DATASET CONTENT —
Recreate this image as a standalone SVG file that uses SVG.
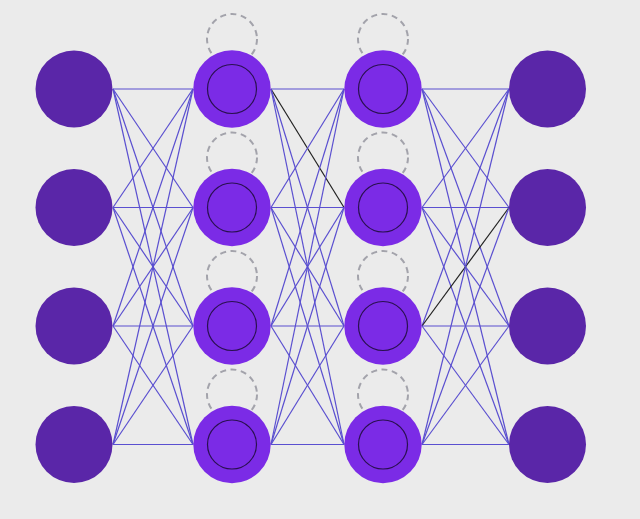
<svg xmlns="http://www.w3.org/2000/svg" width="640" height="519" viewBox="0 0 640 519">
<style>
.bg{fill:#ebebeb}
.io{fill:#5a26a8}
.hid{fill:#7b2be6}
.inner{fill:none;stroke:#2a1050;stroke-width:1.2}
.loop{fill:none;stroke:#a3a3ab;stroke-width:2;stroke-dasharray:6 4.5}
.c{stroke:#5a4fd0;stroke-width:1.2;fill:none}
.k{stroke:#222222;stroke-width:1.2;fill:none}
</style>
<rect class="bg" x="0" y="0" width="640" height="519"/>
<g id="connectors">
<g id="l1">
<line class="c" x1="113" y1="89" x2="193" y2="89"/>
<line class="c" x1="113" y1="89" x2="193" y2="207.5"/>
<line class="c" x1="113" y1="89" x2="193" y2="326"/>
<line class="c" x1="113" y1="89" x2="193" y2="444.5"/>
<line class="c" x1="113" y1="207.5" x2="193" y2="89"/>
<line class="c" x1="113" y1="207.5" x2="193" y2="207.5"/>
<line class="c" x1="113" y1="207.5" x2="193" y2="326"/>
<line class="c" x1="113" y1="207.5" x2="193" y2="444.5"/>
<line class="c" x1="113" y1="326" x2="193" y2="89"/>
<line class="c" x1="113" y1="326" x2="193" y2="207.5"/>
<line class="c" x1="113" y1="326" x2="193" y2="326"/>
<line class="c" x1="113" y1="326" x2="193" y2="444.5"/>
<line class="c" x1="113" y1="444.5" x2="193" y2="89"/>
<line class="c" x1="113" y1="444.5" x2="193" y2="207.5"/>
<line class="c" x1="113" y1="444.5" x2="193" y2="326"/>
<line class="c" x1="113" y1="444.5" x2="193" y2="444.5"/>
</g>
<g id="l2">
<line class="c" x1="271" y1="89" x2="344" y2="89"/>
<line class="k" x1="271" y1="89" x2="344" y2="207.5"/>
<line class="c" x1="271" y1="89" x2="344" y2="326"/>
<line class="c" x1="271" y1="89" x2="344" y2="444.5"/>
<line class="c" x1="271" y1="207.5" x2="344" y2="89"/>
<line class="c" x1="271" y1="207.5" x2="344" y2="207.5"/>
<line class="c" x1="271" y1="207.5" x2="344" y2="326"/>
<line class="c" x1="271" y1="207.5" x2="344" y2="444.5"/>
<line class="c" x1="271" y1="326" x2="344" y2="89"/>
<line class="c" x1="271" y1="326" x2="344" y2="207.5"/>
<line class="c" x1="271" y1="326" x2="344" y2="326"/>
<line class="c" x1="271" y1="326" x2="344" y2="444.5"/>
<line class="c" x1="271" y1="444.5" x2="344" y2="89"/>
<line class="c" x1="271" y1="444.5" x2="344" y2="207.5"/>
<line class="c" x1="271" y1="444.5" x2="344" y2="326"/>
<line class="c" x1="271" y1="444.5" x2="344" y2="444.5"/>
</g>
<g id="l3">
<line class="c" x1="422" y1="89" x2="509" y2="89"/>
<line class="c" x1="422" y1="89" x2="509" y2="207.5"/>
<line class="c" x1="422" y1="89" x2="509" y2="326"/>
<line class="c" x1="422" y1="89" x2="509" y2="444.5"/>
<line class="c" x1="422" y1="207.5" x2="509" y2="89"/>
<line class="c" x1="422" y1="207.5" x2="509" y2="207.5"/>
<line class="c" x1="422" y1="207.5" x2="509" y2="326"/>
<line class="c" x1="422" y1="207.5" x2="509" y2="444.5"/>
<line class="c" x1="422" y1="326" x2="509" y2="89"/>
<line class="k" x1="422" y1="326" x2="509" y2="207.5"/>
<line class="c" x1="422" y1="326" x2="509" y2="326"/>
<line class="c" x1="422" y1="326" x2="509" y2="444.5"/>
<line class="c" x1="422" y1="444.5" x2="509" y2="89"/>
<line class="c" x1="422" y1="444.5" x2="509" y2="207.5"/>
<line class="c" x1="422" y1="444.5" x2="509" y2="326"/>
<line class="c" x1="422" y1="444.5" x2="509" y2="444.5"/>
</g>
</g>
<g id="input">
<g id="in1"><circle class="io" cx="74" cy="89" r="38.5"/></g>
<g id="in2"><circle class="io" cx="74" cy="207.5" r="38.5"/></g>
<g id="in3"><circle class="io" cx="74" cy="326" r="38.5"/></g>
<g id="in4"><circle class="io" cx="74" cy="444.5" r="38.5"/></g>
</g>
<g id="hidden1">
<g id="h1a"><circle class="loop" cx="232" cy="39" r="25"/><circle class="hid" cx="232" cy="89" r="38.7"/><circle class="inner" cx="232" cy="89" r="24.5"/></g>
<g id="h1b"><circle class="loop" cx="232" cy="157.5" r="25"/><circle class="hid" cx="232" cy="207.5" r="38.7"/><circle class="inner" cx="232" cy="207.5" r="24.5"/></g>
<g id="h1c"><circle class="loop" cx="232" cy="276" r="25"/><circle class="hid" cx="232" cy="326" r="38.7"/><circle class="inner" cx="232" cy="326" r="24.5"/></g>
<g id="h1d"><circle class="loop" cx="232" cy="394.5" r="25"/><circle class="hid" cx="232" cy="444.5" r="38.7"/><circle class="inner" cx="232" cy="444.5" r="24.5"/></g>
</g>
<g id="hidden2">
<g id="h2a"><circle class="loop" cx="383" cy="39" r="25"/><circle class="hid" cx="383" cy="89" r="38.7"/><circle class="inner" cx="383" cy="89" r="24.5"/></g>
<g id="h2b"><circle class="loop" cx="383" cy="157.5" r="25"/><circle class="hid" cx="383" cy="207.5" r="38.7"/><circle class="inner" cx="383" cy="207.5" r="24.5"/></g>
<g id="h2c"><circle class="loop" cx="383" cy="276" r="25"/><circle class="hid" cx="383" cy="326" r="38.7"/><circle class="inner" cx="383" cy="326" r="24.5"/></g>
<g id="h2d"><circle class="loop" cx="383" cy="394.5" r="25"/><circle class="hid" cx="383" cy="444.5" r="38.7"/><circle class="inner" cx="383" cy="444.5" r="24.5"/></g>
</g>
<g id="output">
<g id="out1"><circle class="io" cx="547.5" cy="89" r="38.5"/></g>
<g id="out2"><circle class="io" cx="547.5" cy="207.5" r="38.5"/></g>
<g id="out3"><circle class="io" cx="547.5" cy="326" r="38.5"/></g>
<g id="out4"><circle class="io" cx="547.5" cy="444.5" r="38.5"/></g>
</g>
</svg>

GOAL — Replicate the material above verbatim; images stay out of the copy.

COMPLETED TASK —
Recreate this image as a standalone SVG file that uses SVG.
<svg xmlns="http://www.w3.org/2000/svg" width="640" height="519" viewBox="0 0 640 519">
<style>
.bg{fill:#ebebeb}
.io{fill:#5a26a8}
.hid{fill:#7b2be6}
.inner{fill:none;stroke:#2a1050;stroke-width:1.2}
.loop{fill:none;stroke:#a3a3ab;stroke-width:2;stroke-dasharray:6 4.5}
.c{stroke:#5a4fd0;stroke-width:1.2;fill:none}
.k{stroke:#222222;stroke-width:1.2;fill:none}
</style>
<rect class="bg" x="0" y="0" width="640" height="519"/>
<g id="connectors">
<g id="l1">
<line class="c" x1="113" y1="89" x2="193" y2="89"/>
<line class="c" x1="113" y1="89" x2="193" y2="207.5"/>
<line class="c" x1="113" y1="89" x2="193" y2="326"/>
<line class="c" x1="113" y1="89" x2="193" y2="444.5"/>
<line class="c" x1="113" y1="207.5" x2="193" y2="89"/>
<line class="c" x1="113" y1="207.5" x2="193" y2="207.5"/>
<line class="c" x1="113" y1="207.5" x2="193" y2="326"/>
<line class="c" x1="113" y1="207.5" x2="193" y2="444.5"/>
<line class="c" x1="113" y1="326" x2="193" y2="89"/>
<line class="c" x1="113" y1="326" x2="193" y2="207.5"/>
<line class="c" x1="113" y1="326" x2="193" y2="326"/>
<line class="c" x1="113" y1="326" x2="193" y2="444.5"/>
<line class="c" x1="113" y1="444.5" x2="193" y2="89"/>
<line class="c" x1="113" y1="444.5" x2="193" y2="207.5"/>
<line class="c" x1="113" y1="444.5" x2="193" y2="326"/>
<line class="c" x1="113" y1="444.5" x2="193" y2="444.5"/>
</g>
<g id="l2">
<line class="c" x1="271" y1="89" x2="344" y2="89"/>
<line class="k" x1="271" y1="89" x2="344" y2="207.5"/>
<line class="c" x1="271" y1="89" x2="344" y2="326"/>
<line class="c" x1="271" y1="89" x2="344" y2="444.5"/>
<line class="c" x1="271" y1="207.5" x2="344" y2="89"/>
<line class="c" x1="271" y1="207.5" x2="344" y2="207.5"/>
<line class="c" x1="271" y1="207.5" x2="344" y2="326"/>
<line class="c" x1="271" y1="207.5" x2="344" y2="444.5"/>
<line class="c" x1="271" y1="326" x2="344" y2="89"/>
<line class="c" x1="271" y1="326" x2="344" y2="207.5"/>
<line class="c" x1="271" y1="326" x2="344" y2="326"/>
<line class="c" x1="271" y1="326" x2="344" y2="444.5"/>
<line class="c" x1="271" y1="444.5" x2="344" y2="89"/>
<line class="c" x1="271" y1="444.5" x2="344" y2="207.5"/>
<line class="c" x1="271" y1="444.5" x2="344" y2="326"/>
<line class="c" x1="271" y1="444.5" x2="344" y2="444.5"/>
</g>
<g id="l3">
<line class="c" x1="422" y1="89" x2="509" y2="89"/>
<line class="c" x1="422" y1="89" x2="509" y2="207.5"/>
<line class="c" x1="422" y1="89" x2="509" y2="326"/>
<line class="c" x1="422" y1="89" x2="509" y2="444.5"/>
<line class="c" x1="422" y1="207.5" x2="509" y2="89"/>
<line class="c" x1="422" y1="207.5" x2="509" y2="207.5"/>
<line class="c" x1="422" y1="207.5" x2="509" y2="326"/>
<line class="c" x1="422" y1="207.5" x2="509" y2="444.5"/>
<line class="c" x1="422" y1="326" x2="509" y2="89"/>
<line class="k" x1="422" y1="326" x2="509" y2="207.5"/>
<line class="c" x1="422" y1="326" x2="509" y2="326"/>
<line class="c" x1="422" y1="326" x2="509" y2="444.5"/>
<line class="c" x1="422" y1="444.5" x2="509" y2="89"/>
<line class="c" x1="422" y1="444.5" x2="509" y2="207.5"/>
<line class="c" x1="422" y1="444.5" x2="509" y2="326"/>
<line class="c" x1="422" y1="444.5" x2="509" y2="444.5"/>
</g>
</g>
<g id="input">
<g id="in1"><circle class="io" cx="74" cy="89" r="38.5"/></g>
<g id="in2"><circle class="io" cx="74" cy="207.5" r="38.5"/></g>
<g id="in3"><circle class="io" cx="74" cy="326" r="38.5"/></g>
<g id="in4"><circle class="io" cx="74" cy="444.5" r="38.5"/></g>
</g>
<g id="hidden1">
<g id="h1a"><circle class="loop" cx="232" cy="39" r="25"/><circle class="hid" cx="232" cy="89" r="38.7"/><circle class="inner" cx="232" cy="89" r="24.5"/></g>
<g id="h1b"><circle class="loop" cx="232" cy="157.5" r="25"/><circle class="hid" cx="232" cy="207.5" r="38.7"/><circle class="inner" cx="232" cy="207.5" r="24.5"/></g>
<g id="h1c"><circle class="loop" cx="232" cy="276" r="25"/><circle class="hid" cx="232" cy="326" r="38.7"/><circle class="inner" cx="232" cy="326" r="24.5"/></g>
<g id="h1d"><circle class="loop" cx="232" cy="394.5" r="25"/><circle class="hid" cx="232" cy="444.5" r="38.7"/><circle class="inner" cx="232" cy="444.5" r="24.5"/></g>
</g>
<g id="hidden2">
<g id="h2a"><circle class="loop" cx="383" cy="39" r="25"/><circle class="hid" cx="383" cy="89" r="38.7"/><circle class="inner" cx="383" cy="89" r="24.5"/></g>
<g id="h2b"><circle class="loop" cx="383" cy="157.5" r="25"/><circle class="hid" cx="383" cy="207.5" r="38.7"/><circle class="inner" cx="383" cy="207.5" r="24.5"/></g>
<g id="h2c"><circle class="loop" cx="383" cy="276" r="25"/><circle class="hid" cx="383" cy="326" r="38.7"/><circle class="inner" cx="383" cy="326" r="24.5"/></g>
<g id="h2d"><circle class="loop" cx="383" cy="394.5" r="25"/><circle class="hid" cx="383" cy="444.5" r="38.7"/><circle class="inner" cx="383" cy="444.5" r="24.5"/></g>
</g>
<g id="output">
<g id="out1"><circle class="io" cx="547.5" cy="89" r="38.5"/></g>
<g id="out2"><circle class="io" cx="547.5" cy="207.5" r="38.5"/></g>
<g id="out3"><circle class="io" cx="547.5" cy="326" r="38.5"/></g>
<g id="out4"><circle class="io" cx="547.5" cy="444.5" r="38.5"/></g>
</g>
</svg>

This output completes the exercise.